─── DATASET SECTION ───

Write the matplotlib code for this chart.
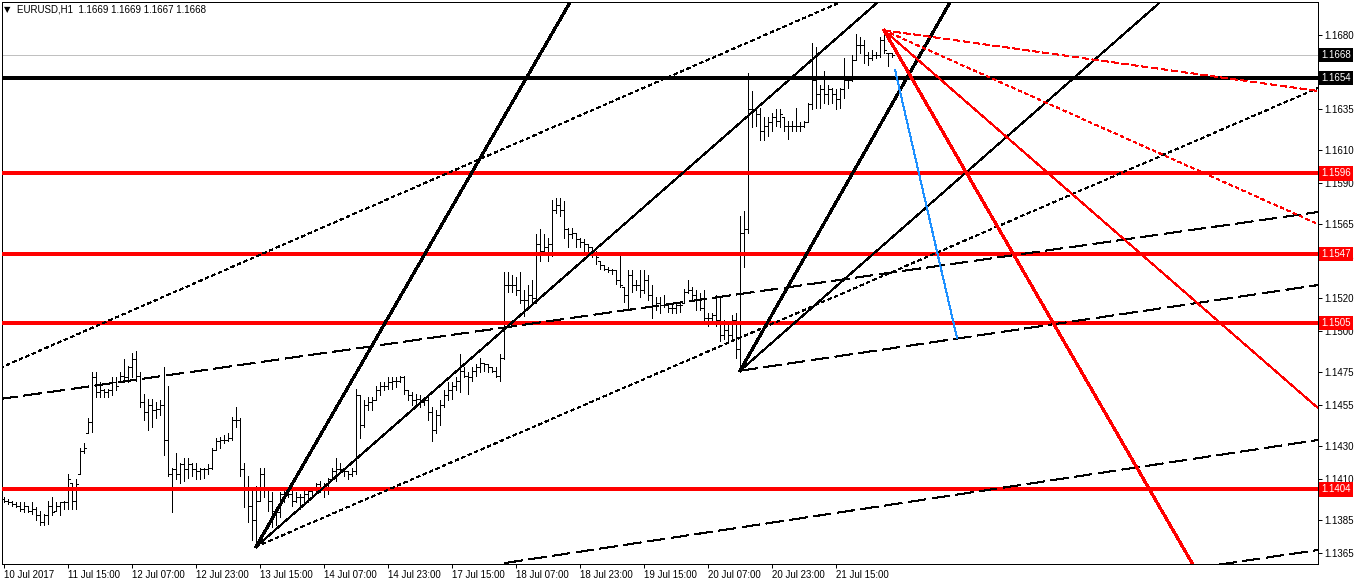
import numpy as np
import matplotlib.pyplot as plt
from matplotlib.collections import LineCollection
from matplotlib.transforms import blended_transform_factory

plt.rcParams['font.family'] = ['Liberation Sans', 'DejaVu Sans']

# EURUSD H1 bars (one per hour, 10 Jul 23:00 .. 21 Jul)
high = [1.1399, 1.1398, 1.1397, 1.1396, 1.1396, 1.1396, 1.1394, 1.1396, 1.1393, 1.1391,
        1.1389, 1.1397, 1.1399, 1.1396, 1.1396, 1.1397, 1.1413, 1.1408, 1.1410, 1.1429,
        1.1432, 1.1447, 1.1475, 1.1475, 1.1469, 1.1465, 1.1465, 1.1472, 1.1472, 1.1475,
        1.1483, 1.1479, 1.1487, 1.1488, 1.1475, 1.1462, 1.1459, 1.1459, 1.1457, 1.1458,
        1.1478, 1.1467, 1.1417, 1.1426, 1.1420, 1.1423, 1.1423, 1.1420, 1.1420, 1.1417,
        1.1417, 1.1419, 1.1429, 1.1435, 1.1436, 1.1437, 1.1438, 1.1448, 1.1454, 1.1447,
        1.1420, 1.1412, 1.1405, 1.1406, 1.1417, 1.1417, 1.1405, 1.1402, 1.1393, 1.1402,
        1.1405, 1.1405, 1.1404, 1.1402, 1.1401, 1.1403, 1.1404, 1.1405, 1.1408, 1.1409,
        1.1408, 1.1411, 1.1417, 1.1423, 1.1420, 1.1417, 1.1415, 1.1417, 1.1465, 1.1461,
        1.1458, 1.1460, 1.1460, 1.1467, 1.1469, 1.1469, 1.1472, 1.1472, 1.1472, 1.1473,
        1.1473, 1.1464, 1.1463, 1.1462, 1.1461, 1.1460, 1.1461, 1.1454, 1.1452, 1.1458,
        1.1464, 1.1469, 1.1469, 1.1472, 1.1486, 1.1478, 1.1475, 1.1478, 1.1480, 1.1484,
        1.1481, 1.1480, 1.1478, 1.1478, 1.1486, 1.1536, 1.1536, 1.1534, 1.1533, 1.1536,
        1.1525, 1.1528, 1.1531, 1.1559, 1.1562, 1.1559, 1.1557, 1.1580, 1.1581, 1.1581,
        1.1579, 1.1563, 1.1563, 1.1560, 1.1557, 1.1556, 1.1553, 1.1551, 1.1549, 1.1543,
        1.1540, 1.1539, 1.1538, 1.1537, 1.1546, 1.1527, 1.1537, 1.1537, 1.1531, 1.1537,
        1.1537, 1.1534, 1.1528, 1.1521, 1.1521, 1.1522, 1.1517, 1.1517, 1.1517, 1.1518,
        1.1526, 1.1531, 1.1527, 1.1525, 1.1523, 1.1525, 1.1511, 1.1511, 1.1522, 1.1521,
        1.1507, 1.1506, 1.1510, 1.1511, 1.1570, 1.1573, 1.1657, 1.1646, 1.1636, 1.1636,
        1.1630, 1.1630, 1.1633, 1.1635, 1.1635, 1.1630, 1.1628, 1.1628, 1.1636, 1.1627,
        1.1628, 1.1639, 1.1675, 1.1673, 1.1650, 1.1658, 1.1650, 1.1648, 1.1647, 1.1648,
        1.1666, 1.1655, 1.1668, 1.1681, 1.1679, 1.1677, 1.1670, 1.1671, 1.1670, 1.1679,
        1.1683, 1.1669, 1.1669]
low = [1.1396, 1.1395, 1.1394, 1.1393, 1.1391, 1.1390, 1.1390, 1.1389, 1.1385, 1.1382,
       1.1382, 1.1383, 1.1388, 1.1391, 1.1388, 1.1392, 1.1392, 1.1392, 1.1392, 1.1413,
       1.1426, 1.1438, 1.1439, 1.1460, 1.1460, 1.1460, 1.1460, 1.1461, 1.1464, 1.1469,
       1.1469, 1.1469, 1.1472, 1.1470, 1.1454, 1.1446, 1.1440, 1.1442, 1.1447, 1.1449,
       1.1425, 1.1412, 1.1390, 1.1410, 1.1408, 1.1409, 1.1411, 1.1412, 1.1410, 1.1410,
       1.1411, 1.1413, 1.1416, 1.1428, 1.1429, 1.1432, 1.1433, 1.1434, 1.1442, 1.1412,
       1.1393, 1.1384, 1.1373, 1.1369, 1.1397, 1.1399, 1.1391, 1.1381, 1.1382, 1.1387,
       1.1396, 1.1399, 1.1394, 1.1396, 1.1392, 1.1396, 1.1396, 1.1399, 1.1403, 1.1402,
       1.1399, 1.1401, 1.1410, 1.1409, 1.1414, 1.1412, 1.1410, 1.1412, 1.1413, 1.1435,
       1.1442, 1.1452, 1.1452, 1.1458, 1.1461, 1.1464, 1.1465, 1.1465, 1.1466, 1.1469,
       1.1462, 1.1458, 1.1455, 1.1456, 1.1454, 1.1455, 1.1446, 1.1433, 1.1438, 1.1443,
       1.1454, 1.1458, 1.1459, 1.1464, 1.1463, 1.1472, 1.1462, 1.1470, 1.1473, 1.1475,
       1.1476, 1.1475, 1.1475, 1.1472, 1.1470, 1.1483, 1.1524, 1.1524, 1.1522, 1.1517,
       1.1509, 1.1515, 1.1518, 1.1517, 1.1543, 1.1548, 1.1543, 1.1546, 1.1572, 1.1570,
       1.1557, 1.1551, 1.1557, 1.1551, 1.1551, 1.1549, 1.1548, 1.1545, 1.1541, 1.1538,
       1.1537, 1.1536, 1.1535, 1.1529, 1.1527, 1.1518, 1.1513, 1.1524, 1.1525, 1.1521,
       1.1523, 1.1519, 1.1508, 1.1513, 1.1511, 1.1515, 1.1512, 1.1511, 1.1511, 1.1512,
       1.1517, 1.1523, 1.1519, 1.1513, 1.1513, 1.1505, 1.1503, 1.1507, 1.1503, 1.1494,
       1.1495, 1.1493, 1.1494, 1.1484, 1.1476, 1.1539, 1.1560, 1.1624, 1.1625, 1.1616,
       1.1616, 1.1619, 1.1622, 1.1625, 1.1624, 1.1622, 1.1617, 1.1622, 1.1622, 1.1622,
       1.1624, 1.1627, 1.1635, 1.1636, 1.1636, 1.1639, 1.1638, 1.1639, 1.1635, 1.1636,
       1.1642, 1.1648, 1.1652, 1.1665, 1.1669, 1.1663, 1.1662, 1.1665, 1.1666, 1.1667,
       1.1669, 1.1661, 1.1667]
close = [1.1397, 1.1396, 1.1395, 1.1394, 1.1392, 1.1394, 1.1391, 1.1392, 1.1388, 1.1384,
         1.1388, 1.1394, 1.1390, 1.1394, 1.1396, 1.1396, 1.1410, 1.1397, 1.1407, 1.1427,
         1.1429, 1.1445, 1.1472, 1.1463, 1.1464, 1.1463, 1.1464, 1.1469, 1.1467, 1.1473,
         1.1472, 1.1478, 1.1483, 1.1473, 1.1457, 1.1451, 1.1455, 1.1452, 1.1453, 1.1455,
         1.1434, 1.1413, 1.1416, 1.1413, 1.1419, 1.1416, 1.1419, 1.1416, 1.1415, 1.1416,
         1.1416, 1.1417, 1.1428, 1.1433, 1.1434, 1.1434, 1.1435, 1.1446, 1.1446, 1.1416,
         1.1404, 1.1394, 1.1385, 1.1397, 1.1413, 1.1404, 1.1397, 1.1391, 1.1390, 1.1401,
         1.1404, 1.1401, 1.1397, 1.1399, 1.1399, 1.1401, 1.1403, 1.1404, 1.1407, 1.1404,
         1.1407, 1.1410, 1.1415, 1.1416, 1.1416, 1.1415, 1.1413, 1.1415, 1.1461, 1.1443,
         1.1455, 1.1457, 1.1458, 1.1464, 1.1467, 1.1467, 1.1469, 1.1470, 1.1470, 1.1472,
         1.1464, 1.1461, 1.1458, 1.1459, 1.1457, 1.1458, 1.1451, 1.1440, 1.1449, 1.1455,
         1.1461, 1.1464, 1.1467, 1.1470, 1.1476, 1.1473, 1.1472, 1.1476, 1.1478, 1.1481,
         1.1480, 1.1478, 1.1476, 1.1473, 1.1484, 1.1528, 1.1528, 1.1528, 1.1525, 1.1519,
         1.1519, 1.1522, 1.1520, 1.1553, 1.1549, 1.1551, 1.1553, 1.1574, 1.1577, 1.1574,
         1.1562, 1.1559, 1.1560, 1.1556, 1.1554, 1.1553, 1.1551, 1.1548, 1.1545, 1.1540,
         1.1538, 1.1537, 1.1537, 1.1531, 1.1528, 1.1522, 1.1534, 1.1528, 1.1528, 1.1525,
         1.1531, 1.1522, 1.1516, 1.1517, 1.1516, 1.1516, 1.1514, 1.1514, 1.1516, 1.1516,
         1.1524, 1.1525, 1.1522, 1.1519, 1.1514, 1.1508, 1.1508, 1.1510, 1.1507, 1.1498,
         1.1501, 1.1498, 1.1507, 1.1489, 1.1560, 1.1562, 1.1635, 1.1635, 1.1632, 1.1622,
         1.1625, 1.1627, 1.1630, 1.1628, 1.1632, 1.1625, 1.1625, 1.1625, 1.1625, 1.1625,
         1.1627, 1.1638, 1.1653, 1.1644, 1.1647, 1.1644, 1.1647, 1.1644, 1.1641, 1.1647,
         1.1653, 1.1653, 1.1665, 1.1674, 1.1674, 1.1668, 1.1666, 1.1668, 1.1668, 1.1677,
         1.1671, 1.1669, 1.1668]
first_open = 1.1398

time_labels = ['10 Jul 2017', '11 Jul 15:00', '12 Jul 07:00', '12 Jul 23:00', '13 Jul 15:00',
               '14 Jul 07:00', '14 Jul 23:00', '17 Jul 15:00', '18 Jul 07:00', '18 Jul 23:00',
               '19 Jul 15:00', '20 Jul 07:00', '20 Jul 23:00', '21 Jul 15:00']
price_ticks = [1.1680, 1.1635, 1.1610, 1.1590, 1.1565, 1.1545, 1.1520, 1.1500,
               1.1475, 1.1455, 1.1430, 1.1410, 1.1385, 1.1365]

red_levels = [1.1596, 1.1547, 1.1505, 1.1404]
black_level = 1.1654
bid = 1.1668
title = 'EURUSD,H1  1.1669 1.1669 1.1667 1.1668'

# anchors (bar index, price)
low1 = (63, 1.1369)
low2 = (184, 1.1476)
peak = (220, 1.1683)

THIN = 0.72
THICK = 1.5
# (start, through, colour, width, style)
objects = [
    (low1, (141.5, 1.1700), 'black', THICK, '-'),
    (low1, (218.4, 1.1700), 'black', THIN, '-'),
    (low1, (328.5, 1.16479), 'black', THIN, (0, (3, 3))),
    ((-1, 1.14777), (209, 1.1700), 'black', THIN, (0, (3, 3))),
    ((-1, 1.14588), (328.5, 1.15725), 'black', THIN, (0, (18, 6))),
    (low2, (328.5, 1.15281), 'black', THIN, (0, (18, 6))),
    ((125.25, 1.13591), (328.5, 1.14339), 'black', THIN, (0, (18, 6))),
    ((274, 1.13475), (328.5, 1.13670), 'black', THIN, (0, (18, 6))),
    (low2, (236.5, 1.1700), 'black', THICK, '-'),
    (low2, (289, 1.1700), 'black', THIN, '-'),
    (peak, (297, 1.13591), 'red', THICK, '-'),
    (peak, (328.5, 1.14533), 'red', THIN, '-'),
    (peak, (328.5, 1.15652), 'red', THIN, (0, (3, 3))),
    (peak, (328.5, 1.16461), 'red', THIN, (0, (6, 3))),
]
blue_seg = ((222.75, 1.1659), (238.25, 1.14959))

fig = plt.figure(figsize=(13.58, 5.84), dpi=100, facecolor='white')
ax = fig.add_axes([2 / 1358, 20 / 584, 1316 / 1358, 562 / 584])
ax.set_xlim(-0.5, 328.5)
ax.set_ylim(1.13585, 1.17002)

n = len(high)
opens = np.clip(np.r_[first_open, close[:-1]], low, high)

segs = [[(i, low[i]), (i, high[i])] for i in range(n)]
segs += [[(i - 0.4, opens[i]), (i, opens[i])] for i in range(n)]
segs += [[(i, close[i]), (i + 0.4, close[i])] for i in range(n)]
ax.add_collection(LineCollection(segs, colors='black', linewidths=THIN,
                                 antialiaseds=False, zorder=2))

# horizontal levels
ax.axhline(bid, color='#c0c0c0', lw=THIN, antialiased=False, zorder=1)
ax.axhline(black_level, color='black', lw=THICK, antialiased=False, zorder=3)
for lv in red_levels:
    ax.axhline(lv, color='red', lw=THICK, antialiased=False, zorder=3)

for p0, p1, col, lw, ls in objects:
    x2 = p0[0] + 4 * (p1[0] - p0[0])
    y2 = p0[1] + 4 * (p1[1] - p0[1])
    ax.plot([p0[0], x2], [p0[1], y2], color=col, lw=lw, ls=ls,
            antialiased=False, zorder=3)
ax.plot([blue_seg[0][0], blue_seg[1][0]], [blue_seg[0][1], blue_seg[1][1]],
        color='#1e90ff', lw=THIN, antialiased=False, zorder=3)

# axes styling
for s in ax.spines.values():
    s.set_color('black')
    s.set_linewidth(THIN)
ax.yaxis.tick_right()
ax.set_yticks(price_ticks)
ax.set_yticklabels(['%.4f' % v for v in price_ticks])
ax.set_xticks(np.arange(0, 16 * len(time_labels), 16))
ax.set_xticklabels(time_labels)
for lab in ax.get_xticklabels():
    lab.set_horizontalalignment('left')
ax.tick_params(axis='both', direction='out', length=3, width=THIN,
               labelsize=7, pad=1.5, color='black')

# price boxes on the right scale
trans = blended_transform_factory(ax.transAxes, ax.transData)
boxes = [(bid, 'black'), (black_level, 'black')] + [(lv, 'red') for lv in red_levels]
for lv, bg in boxes:
    ax.text(1.0025, lv, '%.4f' % lv, transform=trans, ha='left', va='center',
            fontsize=7, color='white', zorder=6, clip_on=False,
            bbox=dict(boxstyle='square,pad=0.25', fc=bg, ec='none'))

fig.text(4 / 1358, 1 - 10 / 584, '\u25bc', fontsize=6, va='center',
         family='DejaVu Sans')
fig.text(17 / 1358, 1 - 10 / 584, title, fontsize=7, va='center')

fig.savefig('out.png', dpi=100)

───

PROBLEM DESCRIPTION:
Which lines contain "matplotlib"? Show each of them.

RESULT FOR THIS EXERCISE:
Write the matplotlib code for this chart.
import matplotlib.pyplot as plt
from matplotlib.collections import LineCollection
from matplotlib.transforms import blended_transform_factory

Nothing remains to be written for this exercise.